Los reiterados procesos de crecimiento, estancamiento y caída de la Argentina en todas las circunstancias económicas y sociales (se estima que terminaremos el año 2020 con un PBI similar al del año 2007) se asemeja a la historia de Sísifo en el suplicio de generaciones enteras condenadas a empezar una y otra vez, desde una base cada vez más hundida, el proceso de desarrollo y crecimiento. que permiten vislumbrar próxima la cima anhelada para luego sentir resbalar la piedra de entre las manos y verla caer hasta el origen sin excepción. Es lo que el título del libro de Pablo Guerchunoff y Lucas Llach llama "El ciclo de la ilusión y el desencanto".

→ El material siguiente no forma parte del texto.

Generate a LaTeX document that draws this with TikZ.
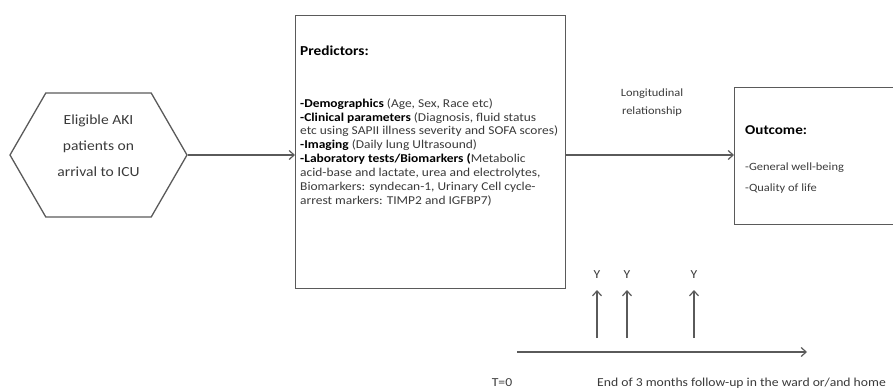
\documentclass[tikz,border=0pt]{standalone}
\usepackage{fontspec}
\setmainfont[FakeStretch=1.12]{Carlito}
\usetikzlibrary{arrows.meta,shapes.symbols}
\definecolor{linegray}{HTML}{5A5A5A}
\definecolor{txtgray}{HTML}{3A3A3A}
\newcommand\mytightls{\lineskiplimit=-20pt\relax}
\begin{document}
\begin{tikzpicture}[x=1pt,y=-1pt,
  conn/.style={draw=linegray,line width=1.2pt,-{Straight Barb[length=5pt,width=9pt]}},
  boxshape/.style={draw=linegray,line width=1.3pt,rectangle,inner sep=0pt},
  hexshape/.style={draw=linegray,line width=1.3pt,signal,signal to=west and east,
    signal pointer angle=120,minimum width=177pt,minimum height=124pt,inner sep=0pt},
  bodytext/.style={inner sep=0pt,align=left,text=txtgray},
  smalltext/.style={inner sep=0pt,text=txtgray,font=\fontsize{12.2}{14}\selectfont}
]
\useasboundingbox (0,0) rectangle (893,389);
\clip (0,0) rectangle (893,389);

% hexagon
\node[hexshape] (hex) at (98.5,155) {};
\node[inner sep=0pt,align=center,text=txtgray,font=\fontsize{13.9}{26}\selectfont\mytightls] (hextxt) at (98.5,146)
{Eligible AKI\\patients on\\arrival to ICU};

% predictors box
\node[boxshape,minimum width=270pt,minimum height=273pt,anchor=north west] (pred) at (295,15) {};
\node[bodytext,anchor=north west,font=\fontsize{12}{13.85}\selectfont\mytightls] (predtxt) at (300,46)
{{\fontsize{13.7}{16}\selectfont\bfseries\color{black}Predictors:}\\[37.5pt]
{\bfseries\color{black}-Demographics} (Age, Sex, Race etc)\\
{\bfseries\color{black}-Clinical parameters} (Diagnosis, fluid status\\
etc using SAPII illness severity and SOFA scores)\\
{\bfseries\color{black}-Imaging} (Daily lung Ultrasound)\\
{\bfseries\color{black}-Laboratory tests/Biomarkers (}Metabolic\\
acid-base and lactate, urea and electrolytes,\\
Biomarkers: syndecan-1, Urinary Cell cycle-\\
arrest markers: TIMP2 and IGFBP7)};

% outcome box
\node[boxshape,minimum width=200pt,minimum height=137pt,anchor=north west] (out) at (734,87) {};
\node[bodytext,anchor=north west,font=\fontsize{11.1}{21}\selectfont\mytightls] (outtxt) at (745,125)
{{\fontsize{13.5}{16}\selectfont\bfseries\color{black}Outcome:}\\[15pt]
-General well-being\\
-Quality of life};

% longitudinal label
\node[inner sep=0pt,align=center,text=txtgray,font=\fontsize{11.1}{18}\selectfont] (lng) at (652,103)
{Longitudinal\\relationship};

% main connectors
\draw[conn] (hex.east) -- (pred.west |- hex.east);
\draw[conn] (pred.east |- hex.east) -- (out.west |- hex.east);

% timeline
\coordinate (t0) at (517,352);
\coordinate (tend) at (807,352);
\draw[conn] (t0) -- (tend);
\foreach \i/\x in {1/597,2/627,3/694}{
  \coordinate (vb\i) at (\x,338);
  \coordinate (vt\i) at (\x,290);
  \node[smalltext] (y\i) at (\x,275) {Y};
  \draw[conn] (vb\i) -- (vt\i);
}
\node[smalltext] (tzero) at (502,383) {T=0};
\node[smalltext,anchor=west] (tendtxt) at (597,383) {End of 3 months follow-up in the ward or/and home};
\end{tikzpicture}
\end{document}
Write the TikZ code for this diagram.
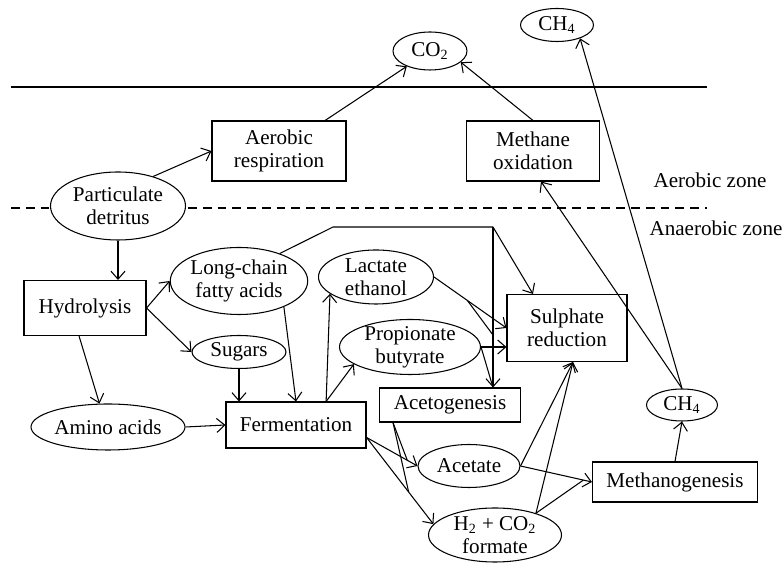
\documentclass[tikz,border=0pt]{standalone}
\usepackage{fontspec}
\setmainfont{Liberation Serif}
\usetikzlibrary{positioning, arrows.meta, shapes.geometric}
\tikzset{
  procbox/.style={
    draw, line width=0.6pt,
    fill=white,
    inner sep=0pt,
    align=center,
    font=\fontsize{12}{13}\selectfont
  },
  pool/.style={
    procbox,
    ellipse,
    inner ysep=-2pt
  },
  flow/.style={
    -{Straight Barb[length=1.6mm,width=2.8mm]},
    line width=0.6pt
  },
  zonelabel/.style={
    anchor=west,
    inner sep=0pt,
    font=\fontsize{12}{13}\selectfont
  }
}

\begin{document}
\begin{tikzpicture}[line width=0.6pt]
  \useasboundingbox (0,0) rectangle (15.64,11.26);

  \draw (0.22,9.52) -- (14.14,9.52);
  \draw[dash pattern=on 5pt off 3.4pt] (0.22,7.10) -- (14.14,7.10);
  \node[zonelabel] (aerzone) at (13.06,7.66) {Aerobic zone};
  \node[zonelabel] (anzone) at (12.98,6.70) {Anaerobic zone};

  \node[pool, minimum width=1.48cm, minimum height=0.76cm] (co2) at (8.60,10.24) {CO\textsubscript{2}};
  \node[pool, minimum width=1.46cm, minimum height=0.66cm] (ch4top) at (11.14,10.76) {CH\textsubscript{4}};
  \node[procbox, minimum width=2.68cm, minimum height=1.20cm] (aer) at (5.58,8.24) {Aerobic\\respiration};
  \node[procbox, minimum width=2.66cm, minimum height=1.20cm] (mox) at (10.66,8.24) {Methane\\oxidation};
  \node[pool, minimum width=2.70cm, minimum height=1.36cm] (det) at (2.36,7.14) {Particulate\\detritus};
  \node[procbox, minimum width=2.44cm, minimum height=1.10cm] (hyd) at (1.70,5.10) {Hydrolysis};
  \node[pool, minimum width=2.68cm, minimum height=1.34cm] (lcfa) at (4.78,5.64) {Long-chain\\fatty acids};
  \node[pool, minimum width=1.88cm, minimum height=0.66cm] (sug) at (4.78,4.22) {Sugars};
  \node[pool, minimum width=2.30cm, minimum height=1.08cm] (lac) at (7.52,5.72) {Lactate\\ethanol};
  \node[pool, minimum width=2.82cm, minimum height=1.10cm] (prop) at (8.20,4.32) {Propionate\\butyrate};
  \node[procbox, minimum width=2.40cm, minimum height=1.34cm] (sul) at (11.34,4.70) {Sulphate\\reduction};
  \node[procbox, minimum width=2.82cm, minimum height=0.68cm] (acg) at (9.00,3.16) {Acetogenesis};
  \node[pool, minimum width=3.08cm, minimum height=0.92cm] (amino) at (2.16,2.72) {Amino acids};
  \node[procbox, minimum width=2.80cm, minimum height=0.92cm] (fer) at (5.92,2.76) {Fermentation};
  \node[pool, minimum width=2.04cm, minimum height=0.86cm] (ace) at (9.38,1.94) {Acetate};
  \node[pool, minimum width=2.66cm, minimum height=1.08cm] (h2) at (9.90,0.56) {H\textsubscript{2} + CO\textsubscript{2}\\formate};
  \node[procbox, minimum width=3.30cm, minimum height=0.80cm] (meth) at (13.50,1.62) {Methanogenesis};
  \node[pool, minimum width=1.42cm, minimum height=0.64cm] (ch4low) at (13.64,3.16) {CH\textsubscript{4}};

  \coordinate (lcbend) at (6.66,6.72);
  \coordinate (lcfork) at (9.86,6.72);
  \coordinate (lacjoin) at (9.86,4.56);
  \coordinate (acgout) at ([xshift=0.28cm]acg.south west);

  \draw[flow] (det.40) -- (aer.west);
  \draw[flow] (aer) -- (co2);
  \draw[flow] (mox.north) -- (co2.-20);
  \draw[flow] (ch4low.north) -- ([xshift=0.16cm]mox.south);
  \draw[flow] (ch4low.north) -- (ch4top.-30);

  \draw[flow] (det.south) -- (det.south |- hyd.north);
  \draw[flow] (hyd.east) -- (lcfa.west);
  \draw[flow] (hyd.east) -- (sug.west);
  \draw[flow] (hyd.258) -- (amino.110);
  \draw[flow] (amino.east) -- (fer.west);
  \draw[flow] (sug.south) -- (sug.south |- fer.north);
  \draw[flow] (lcfa.-30) -- (fer.north);

  \draw (lcfa.34) -- (lcbend) -- (lcfork);
  \draw[flow] (lcfork) -- (sul.135);
  \draw[flow] (lcfork) -- (lcfork |- acg.north);
  \draw[flow] (lac.east) -- coordinate[pos=0.46] (lacfork) (sul.west);
  \draw (lacfork) -- (lacjoin);
  \draw[flow] (prop.east) -- (prop.east -| sul.west);
  \draw (prop.east) -- (lcfork |- acg.north);

  \draw[flow] (fer.38) -- (lac.200);
  \draw[flow] (fer.38) -- (prop.197);
  \draw[flow] (fer.-10) -- coordinate[pos=0.8] (acejoin) (ace.west);
  \draw[flow] (fer.-10) -- coordinate[pos=0.63] (h2join) (h2.170);
  \draw (acgout) -- (acejoin);
  \draw (acgout) -- (h2join);

  \draw[flow] (ace.east) -- coordinate[pos=0.88] (methjoin) (meth.west);
  \draw (h2.28) -- (methjoin);
  \draw[flow] (ace.east) -- (sul.-80);
  \draw[flow] (h2.28) -- (sul.-80);
  \draw[flow] (meth.north) -- (ch4low.south);
\end{tikzpicture}
\end{document}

La estrategia ante la pandemia debería cambiar de forma radical. Urgentemente debería equilibrarse el ejercicio de los derechos a trabajar y a circular con el derecho a la salud, y garantizarse las demás libertades individuales, de lo contrario tarde o temprano todos seremos parte del mismo grupo de riesgo cada vez más extendido. Una prioridad de los esfuerzos económicos debería enfocarse en adquirir kits para testear masivamente a la población económicamente activa y, aquellos que puedan hacerlo, volver a trabajar con cubrebocas, con distanciamiento social, con higiene reforzada, y con todas las demás prevenciones, cuidados y aprendizajes sociales y culturales que nos está dejando esta pandemia. Tests masivos y a trabajar. La fase II debe empezar ya. El tejido social del país lo necesita.